Ahora, estas propuestas resultan ser también consecuencia del solipsismo con el que plantean los problemas que se generan en este espacio, los árbitros y los tomadores de decisiones respecto a la regulación del arbitraje. Plantear que el arbitraje es un medio de solución de controversias que muestra una mejor performance que la vía judicial, por criterios de especialidad, de celeridad y hasta por transparencia me parece correcto. Sin embargo, hablar del arbitraje como algo “maravilloso” y plantear que nuestra práctica arbitral es de las “mejores” en el mundo, proponiendo medidas de autoregulación, presentando al arbitraje como casi una panacea, es como mirarse el ombligo entre los árbitros, como vivir creyendo que la “realidad” que ellos imaginan es lo único aceptable.
La mirada solipsista del arbitraje insiste en que no es necesario introducir nuevas causales de anulación y menos otros medios de control. Por ejemplo, ¿por qué no introducir la causal de anulación del laudo cuando se vulnere normas de orden público nacional? En la Ley de contrataciones del Estado se ha establecido un orden de prelación en la aplicación de normas que tiene carácter de “orden público”. Sin embargo, no hay consecuencia alguna si esto se vulnerara. Se trata, entonces, de una norma que no resulta exigible de manera eficaz.
Recordemos que la Ley General de Arbitraje derogada, Ley N° 26572, establecía en su artículo 1-4 que no podían someterse a arbitraje las cuestiones que interesaran al orden público. Es decir, ese tipo de materias eran simplemente no arbitrables. Esto no ha sido regulado en la Ley de arbitraje vigente. ¿Son susceptibles de arbitraje situaciones que interesan al orden público?, ¿la nulidad de un contrato en el ámbito de la contratación estatal interesa al orden público?
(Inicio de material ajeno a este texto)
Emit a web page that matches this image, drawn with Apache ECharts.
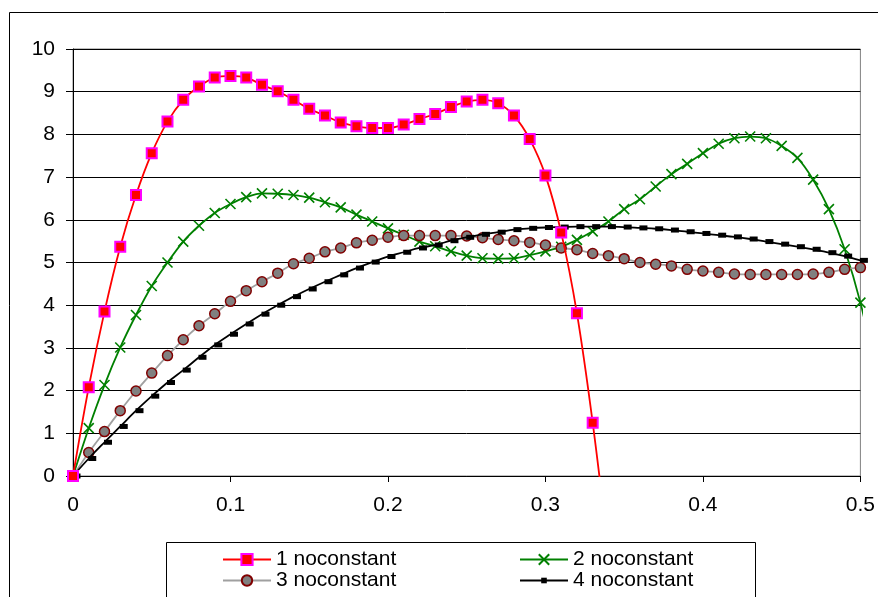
<!DOCTYPE html>
<html>
<head>
<meta charset="utf-8">
<script src="https://cdn.jsdelivr.net/npm/echarts@6/dist/echarts.min.js"></script>
<style>
  html, body { margin: 0; padding: 0; background: #fff; }
  #chart { width: 878px; height: 597px; }
</style>
</head>
<body>
<div id="chart"></div>
<script>
// Sample positions along the horizontal axis
const xValues = [0, 0.01, 0.02, 0.03, 0.04, 0.05, 0.06, 0.07, 0.08, 0.09,
  0.1, 0.11, 0.12, 0.13, 0.14, 0.15, 0.16, 0.17, 0.18, 0.19,
  0.2, 0.21, 0.22, 0.23, 0.24, 0.25, 0.26, 0.27, 0.28, 0.29,
  0.3, 0.31, 0.32, 0.33, 0.34, 0.35, 0.36, 0.37, 0.38, 0.39,
  0.4, 0.41, 0.42, 0.43, 0.44, 0.45, 0.46, 0.47, 0.48, 0.49,
  0.5, 0.51];

const seriesNames = ['1 noconstant', '2 noconstant', '3 noconstant', '4 noconstant'];

const values1 = [0, 2.08, 3.85, 5.37, 6.58, 7.56, 8.30, 8.81, 9.12, 9.33,
  9.37, 9.33, 9.16, 9.01, 8.81, 8.60, 8.44, 8.28, 8.19, 8.15,
  8.15, 8.23, 8.36, 8.48, 8.64, 8.77, 8.81, 8.73, 8.44, 7.89,
  7.04, 5.70, 3.81, 1.25, -1.8];

const values2 = [0, 1.12, 2.13, 3.01, 3.77, 4.45, 5.00, 5.49, 5.86, 6.16,
  6.37, 6.53, 6.62, 6.61, 6.58, 6.52, 6.41, 6.29, 6.12, 5.96,
  5.80, 5.65, 5.49, 5.38, 5.26, 5.16, 5.10, 5.09, 5.10, 5.17,
  5.26, 5.37, 5.53, 5.73, 5.96, 6.25, 6.48, 6.78, 7.07, 7.31,
  7.56, 7.78, 7.91, 7.95, 7.91, 7.73, 7.45, 6.94, 6.25, 5.31,
  4.06, 2.4];

const values3 = [0, 0.55, 1.04, 1.53, 1.99, 2.41, 2.82, 3.19, 3.52, 3.80,
  4.09, 4.34, 4.55, 4.75, 4.97, 5.10, 5.25, 5.34, 5.46, 5.52,
  5.59, 5.63, 5.63, 5.63, 5.63, 5.62, 5.58, 5.54, 5.51, 5.47,
  5.41, 5.34, 5.30, 5.21, 5.16, 5.09, 5.00, 4.96, 4.92, 4.84,
  4.80, 4.77, 4.73, 4.72, 4.72, 4.72, 4.72, 4.73, 4.77, 4.84,
  4.88];

const values4 = [0, 0.41, 0.79, 1.16, 1.53, 1.87, 2.19, 2.48, 2.78, 3.07,
  3.32, 3.56, 3.79, 4.00, 4.20, 4.38, 4.55, 4.71, 4.87, 5.01,
  5.14, 5.24, 5.34, 5.41, 5.51, 5.59, 5.66, 5.71, 5.77, 5.80,
  5.82, 5.83, 5.84, 5.84, 5.84, 5.83, 5.81, 5.79, 5.76, 5.72,
  5.68, 5.64, 5.60, 5.55, 5.49, 5.43, 5.37, 5.31, 5.23, 5.15,
  5.05];

const yTicks = { min: 0, max: 10, step: 1 };
const xTicks = { min: 0, max: 0.5, step: 0.1 };

function pairs(vals) {
  return vals.map((v, i) => [xValues[i], v]);
}

const FONT = '"Liberation Sans", Arial, sans-serif';
const crossPath = 'path://M0,0L10,10M10,0L0,10';

const chart = echarts.init(document.getElementById('chart'), null, { renderer: 'canvas' });

// one legend block per entry so each icon can have its own marker size
function legendEntry(name, left, rowCenter, iconHeight) {
  return {
    orient: 'vertical', padding: 0,
    left: left, top: rowCenter - 10,
    itemWidth: 48, itemHeight: iconHeight, itemGap: 0,
    textStyle: { fontSize: 21, fontFamily: FONT, color: '#000', lineHeight: 20 },
    data: [name]
  };
}

chart.setOption({
  animation: false,
  backgroundColor: '#ffffff',
  textStyle: { fontFamily: FONT },
  grid: {
    left: 73, right: 15, top: 49, bottom: 121,
    show: true, borderColor: '#808080', borderWidth: 1, backgroundColor: 'transparent'
  },
  graphic: [
    // outer chart frame
    { type: 'rect', silent: true, shape: { x: 9.5, y: 12.5, width: 1000, height: 800 },
      style: { fill: 'none', stroke: '#000', lineWidth: 1 }, z: -1 },
    // legend frame
    { type: 'rect', silent: true, shape: { x: 166.5, y: 542.5, width: 589, height: 100 },
      style: { fill: '#fff', stroke: '#000', lineWidth: 1 }, z: -1 }
  ],
  xAxis: {
    type: 'value',
    min: xTicks.min, max: xTicks.max, interval: xTicks.step,
    axisLine: { show: true, onZero: false, lineStyle: { color: '#000', width: 1 } },
    axisTick: { show: true, inside: false, length: 6, lineStyle: { color: '#000' } },
    axisLabel: { color: '#000', fontSize: 21, fontFamily: FONT, margin: 19 },
    splitLine: { show: false }
  },
  yAxis: {
    type: 'value',
    min: yTicks.min, max: yTicks.max, interval: yTicks.step,
    axisLine: { show: true, lineStyle: { color: '#000', width: 1 } },
    axisTick: { show: true, inside: false, length: 7, lineStyle: { color: '#000' } },
    axisLabel: { color: '#000', fontSize: 21, fontFamily: FONT, margin: 18 },
    splitLine: { show: true, lineStyle: { color: '#000', width: 1 } }
  },
  legend: [
    legendEntry(seriesNames[0], 222, 559, 14),
    legendEntry(seriesNames[2], 222, 580, 13),
    legendEntry(seriesNames[1], 519, 559, 13),
    legendEntry(seriesNames[3], 519, 580, 7)
  ],
  series: [
    {
      name: seriesNames[0], type: 'line', smooth: 0.35, z: 6,
      data: pairs(values1),
      symbol: 'rect', symbolSize: 10,
      lineStyle: { color: '#ff0000', width: 1.8 },
      itemStyle: { color: '#ff0000', borderColor: '#ff00ff', borderWidth: 2 }
    },
    {
      name: seriesNames[1], type: 'line', smooth: 0.35, z: 3,
      data: pairs(values2),
      symbol: crossPath, symbolSize: 10,
      lineStyle: { color: '#008000', width: 1.8 },
      itemStyle: { color: 'transparent', borderColor: '#008000', borderWidth: 1.6 }
    },
    {
      name: seriesNames[2], type: 'line', smooth: 0.35, z: 4,
      data: pairs(values3),
      symbol: 'circle', symbolSize: 10,
      lineStyle: { color: '#a0a0a0', width: 1.8 },
      itemStyle: { color: '#808080', borderColor: '#800000', borderWidth: 1.5 }
    },
    {
      name: seriesNames[3], type: 'line', smooth: 0.35, z: 5,
      data: pairs(values4),
      symbol: 'rect', symbolSize: [8, 5], symbolOffset: [3.5, 0],
      lineStyle: { color: '#000', width: 1.8 },
      itemStyle: { color: '#000' }
    }
  ]
});
</script>
</body>
</html>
Si las respuestas a estas interrogantes son afirmativas, la siguiente interrogante que podría formularse es si no cae por su propio peso la necesidad de que un laudo arbitral no vulnere el orden público, no solo internacional (como plantea la Ley), sino también el nacional.
Si esto se hubiera regulado adecuadamente, sería mucho más contundente la respuesta de León, pues la norma de arbitraje daría más herramientas a las partes para hacer valer sus derechos y no restringiría esto. ¿Qué hacen hoy, en el ámbito de las contrataciones públicas, los funcionarios y servidores honestos, que se ven sorprendidos por un laudo que viola de manera flagrante el orden público nacional?, ¿qué hacen si se emitió un Laudo flagrantemente contrario a derecho? No pueden hacer nada, razón por la que una iniciativa como la del prevaricato arbitral se hace atractiva.
En esa línea, coincido también con Ricardo Gandolfo, que en su artículo publicado en Diario Gestión el día 26 de agosto de 2015, señala lo siguiente:
“Persiguiendo a los árbitros no se evita que se cometan nuevos delitos a través del arbitraje […] Lo único que se conseguirá así es alejar de esta actividad a los mejores profesionales que no quisieran encontrarse envueltos en estos escenarios […]”.
Creo, sin embargo, que más que la negativa a propuestas que van naciendo de este escenario en el que de manera indiscutible el arbitraje ha sido mal utilizado, habría que proponer de manera activa medidas que pongan al alcance de las partes del arbitraje herramientas adecuadas para defenderse en el caso de malos árbitros y malos arbitrajes. Y, frente a ese escenario, el solipsismo no es la solución.